Task requirements | Quote, verbatim, all material below, without pictures.

Provided data |
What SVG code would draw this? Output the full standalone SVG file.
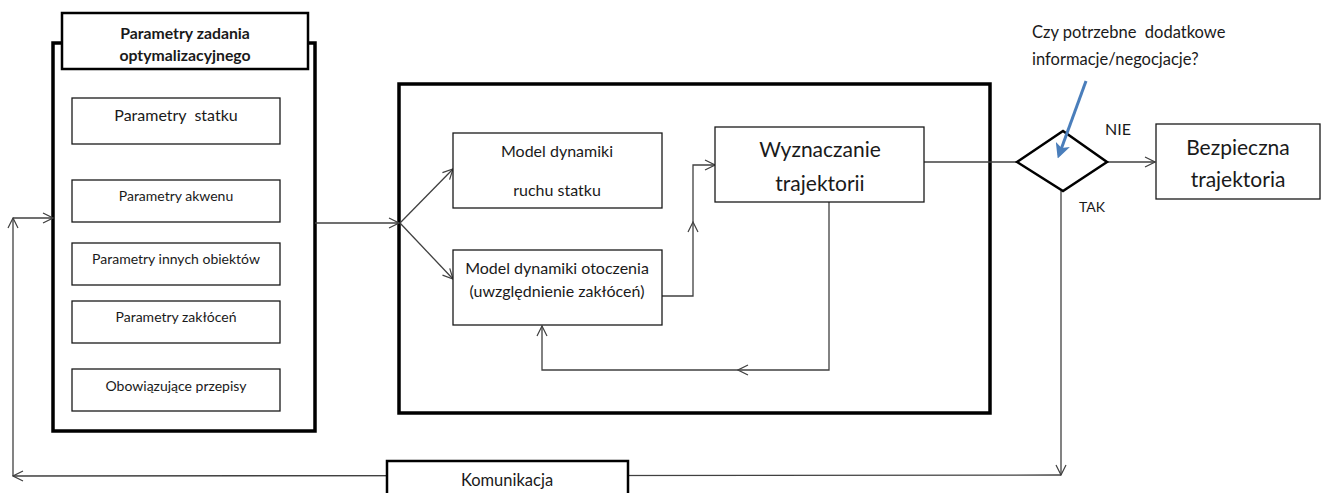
<svg xmlns="http://www.w3.org/2000/svg" width="1321" height="493" viewBox="0 0 1321 493">
<style>
text{font-family:Lato,"Open Sans","Liberation Sans",sans-serif;fill:#1a1a1a;text-anchor:middle;dominant-baseline:central}
.box{fill:#fff;stroke:#1a1a1a;stroke-width:1.3}
.thick{fill:#fff;stroke:#000;stroke-width:3.5}
.mid{fill:#fff;stroke:#000;stroke-width:2.5}
.ln{fill:none;stroke:#404040;stroke-width:1.3}
.s{font-size:14px}
</style>
<defs>
<marker id="ah" viewBox="0 0 12 12" refX="11" refY="6" markerWidth="12" markerHeight="12" markerUnits="userSpaceOnUse" orient="auto">
<path d="M1,1 L11,6 L1,11" fill="none" stroke="#404040" stroke-width="1.2"/>
</marker>
<marker id="blue" viewBox="0 0 12 12" refX="9" refY="6" markerWidth="5" markerHeight="5" orient="auto">
<path d="M0,0 L12,6 L0,12 L3,6 z" fill="#4a7ebb"/>
</marker>
</defs>

<g id="frame-left">
<rect class="thick" x="53" y="43" width="262" height="388"/>
</g>
<g id="frame-mid">
<rect class="thick" x="399" y="84" width="591" height="329"/>
</g>

<g id="connectors">
<polyline class="ln" points="1061,191 1061,475" marker-end="url(#ah)"/>
<polyline class="ln" points="1061,475 13,476" marker-end="url(#ah)"/>
<polyline class="ln" points="13,476 13,218" marker-end="url(#ah)"/>
<polyline class="ln" points="13,218 53,218" marker-end="url(#ah)"/>
<polyline class="ln" points="315,223 399,223" marker-end="url(#ah)"/>
<polyline class="ln" points="400,223 453,169" marker-end="url(#ah)"/>
<polyline class="ln" points="400,223 453,279" marker-end="url(#ah)"/>
<polyline class="ln" points="662,296 693,296 693,222" marker-end="url(#ah)"/>
<polyline class="ln" points="693,222 693,165 715,165" marker-end="url(#ah)"/>
<polyline class="ln" points="829,202 829,370 738,370" marker-end="url(#ah)"/>
<polyline class="ln" points="738,370 542,370 542,326" marker-end="url(#ah)"/>
<polyline class="ln" points="924,162 1017,162"/>
<polyline class="ln" points="1107,162 1155,162" marker-end="url(#ah)"/>
</g>

<g id="header">
<rect class="mid" x="62" y="13" width="246" height="56"/>
<text x="185" y="32" font-size="15.8" font-weight="bold">Parametry zadania</text>
<text x="185" y="54" font-size="15.8" font-weight="bold">optymalizacyjnego</text>
</g>
<g id="p-statku">
<rect class="box" x="72" y="98" width="208" height="46"/>
<text x="176" y="114" font-size="16" xml:space="preserve">Parametry  statku</text>
</g>
<g id="p-akwenu">
<rect class="box" x="72" y="180" width="208" height="42"/>
<text x="176" y="195" class="s">Parametry akwenu</text>
</g>
<g id="p-obiektow">
<rect class="box" x="72" y="243" width="208" height="42"/>
<text x="176" y="258" class="s">Parametry innych obiektów</text>
</g>
<g id="p-zaklocen">
<rect class="box" x="72" y="301" width="208" height="42"/>
<text x="176" y="316" class="s">Parametry zakłóceń</text>
</g>
<g id="p-przepisy">
<rect class="box" x="72" y="369" width="208" height="42"/>
<text x="176" y="385" class="s">Obowiązujące przepisy</text>
</g>

<g id="model-statku">
<rect class="box" x="453" y="133" width="209" height="75"/>
<text x="557" y="150" font-size="16">Model dynamiki</text>
<text x="557" y="189" font-size="16">ruchu statku</text>
</g>
<g id="model-otoczenia">
<rect class="box" x="453" y="250" width="209" height="75"/>
<text x="557" y="267" font-size="16">Model dynamiki otoczenia</text>
<text x="557" y="290" font-size="16">(uwzględnienie zakłóceń)</text>
</g>
<g id="wyznaczanie">
<rect class="box" x="715" y="127" width="209" height="75"/>
<text x="820" y="148" font-size="21">Wyznaczanie</text>
<text x="820" y="182" font-size="21">trajektorii</text>
</g>

<g id="decision">
<polygon points="1017,162 1063,131 1107,162 1063,191" fill="#fff" stroke="#000" stroke-width="2.5"/>
<text x="1118" y="128" font-size="16">NIE</text>
<text x="1092" y="206" font-size="14">TAK</text>
</g>
<g id="question">
<text x="1032" y="32" font-size="16.5" style="text-anchor:start" xml:space="preserve">Czy potrzebne  dodatkowe</text>
<text x="1032" y="59" font-size="16.5" style="text-anchor:start">informacje/negocjacje?</text>
<line x1="1086" y1="81" x2="1059" y2="155" stroke="#4a7ebb" stroke-width="3" marker-end="url(#blue)"/>
</g>
<g id="bezpieczna">
<rect class="box" x="1156" y="124" width="164" height="75"/>
<text x="1238" y="146" font-size="21">Bezpieczna</text>
<text x="1238" y="178" font-size="21">trajektoria</text>
</g>
<g id="komunikacja">
<rect class="mid" x="387" y="461" width="241" height="40"/>
<text x="507" y="480" font-size="16.5">Komunikacja</text>
</g>
</svg>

Answer for this exercise |
What SVG code would draw this? Output the full standalone SVG file.
<svg xmlns="http://www.w3.org/2000/svg" width="1321" height="493" viewBox="0 0 1321 493">
<style>
text{font-family:Lato,"Open Sans","Liberation Sans",sans-serif;fill:#1a1a1a;text-anchor:middle;dominant-baseline:central}
.box{fill:#fff;stroke:#1a1a1a;stroke-width:1.3}
.thick{fill:#fff;stroke:#000;stroke-width:3.5}
.mid{fill:#fff;stroke:#000;stroke-width:2.5}
.ln{fill:none;stroke:#404040;stroke-width:1.3}
.s{font-size:14px}
</style>
<defs>
<marker id="ah" viewBox="0 0 12 12" refX="11" refY="6" markerWidth="12" markerHeight="12" markerUnits="userSpaceOnUse" orient="auto">
<path d="M1,1 L11,6 L1,11" fill="none" stroke="#404040" stroke-width="1.2"/>
</marker>
<marker id="blue" viewBox="0 0 12 12" refX="9" refY="6" markerWidth="5" markerHeight="5" orient="auto">
<path d="M0,0 L12,6 L0,12 L3,6 z" fill="#4a7ebb"/>
</marker>
</defs>

<g id="frame-left">
<rect class="thick" x="53" y="43" width="262" height="388"/>
</g>
<g id="frame-mid">
<rect class="thick" x="399" y="84" width="591" height="329"/>
</g>

<g id="connectors">
<polyline class="ln" points="1061,191 1061,475" marker-end="url(#ah)"/>
<polyline class="ln" points="1061,475 13,476" marker-end="url(#ah)"/>
<polyline class="ln" points="13,476 13,218" marker-end="url(#ah)"/>
<polyline class="ln" points="13,218 53,218" marker-end="url(#ah)"/>
<polyline class="ln" points="315,223 399,223" marker-end="url(#ah)"/>
<polyline class="ln" points="400,223 453,169" marker-end="url(#ah)"/>
<polyline class="ln" points="400,223 453,279" marker-end="url(#ah)"/>
<polyline class="ln" points="662,296 693,296 693,222" marker-end="url(#ah)"/>
<polyline class="ln" points="693,222 693,165 715,165" marker-end="url(#ah)"/>
<polyline class="ln" points="829,202 829,370 738,370" marker-end="url(#ah)"/>
<polyline class="ln" points="738,370 542,370 542,326" marker-end="url(#ah)"/>
<polyline class="ln" points="924,162 1017,162"/>
<polyline class="ln" points="1107,162 1155,162" marker-end="url(#ah)"/>
</g>

<g id="header">
<rect class="mid" x="62" y="13" width="246" height="56"/>
<text x="185" y="32" font-size="15.8" font-weight="bold">Parametry zadania</text>
<text x="185" y="54" font-size="15.8" font-weight="bold">optymalizacyjnego</text>
</g>
<g id="p-statku">
<rect class="box" x="72" y="98" width="208" height="46"/>
<text x="176" y="114" font-size="16" xml:space="preserve">Parametry  statku</text>
</g>
<g id="p-akwenu">
<rect class="box" x="72" y="180" width="208" height="42"/>
<text x="176" y="195" class="s">Parametry akwenu</text>
</g>
<g id="p-obiektow">
<rect class="box" x="72" y="243" width="208" height="42"/>
<text x="176" y="258" class="s">Parametry innych obiektów</text>
</g>
<g id="p-zaklocen">
<rect class="box" x="72" y="301" width="208" height="42"/>
<text x="176" y="316" class="s">Parametry zakłóceń</text>
</g>
<g id="p-przepisy">
<rect class="box" x="72" y="369" width="208" height="42"/>
<text x="176" y="385" class="s">Obowiązujące przepisy</text>
</g>

<g id="model-statku">
<rect class="box" x="453" y="133" width="209" height="75"/>
<text x="557" y="150" font-size="16">Model dynamiki</text>
<text x="557" y="189" font-size="16">ruchu statku</text>
</g>
<g id="model-otoczenia">
<rect class="box" x="453" y="250" width="209" height="75"/>
<text x="557" y="267" font-size="16">Model dynamiki otoczenia</text>
<text x="557" y="290" font-size="16">(uwzględnienie zakłóceń)</text>
</g>
<g id="wyznaczanie">
<rect class="box" x="715" y="127" width="209" height="75"/>
<text x="820" y="148" font-size="21">Wyznaczanie</text>
<text x="820" y="182" font-size="21">trajektorii</text>
</g>

<g id="decision">
<polygon points="1017,162 1063,131 1107,162 1063,191" fill="#fff" stroke="#000" stroke-width="2.5"/>
<text x="1118" y="128" font-size="16">NIE</text>
<text x="1092" y="206" font-size="14">TAK</text>
</g>
<g id="question">
<text x="1032" y="32" font-size="16.5" style="text-anchor:start" xml:space="preserve">Czy potrzebne  dodatkowe</text>
<text x="1032" y="59" font-size="16.5" style="text-anchor:start">informacje/negocjacje?</text>
<line x1="1086" y1="81" x2="1059" y2="155" stroke="#4a7ebb" stroke-width="3" marker-end="url(#blue)"/>
</g>
<g id="bezpieczna">
<rect class="box" x="1156" y="124" width="164" height="75"/>
<text x="1238" y="146" font-size="21">Bezpieczna</text>
<text x="1238" y="178" font-size="21">trajektoria</text>
</g>
<g id="komunikacja">
<rect class="mid" x="387" y="461" width="241" height="40"/>
<text x="507" y="480" font-size="16.5">Komunikacja</text>
</g>
</svg>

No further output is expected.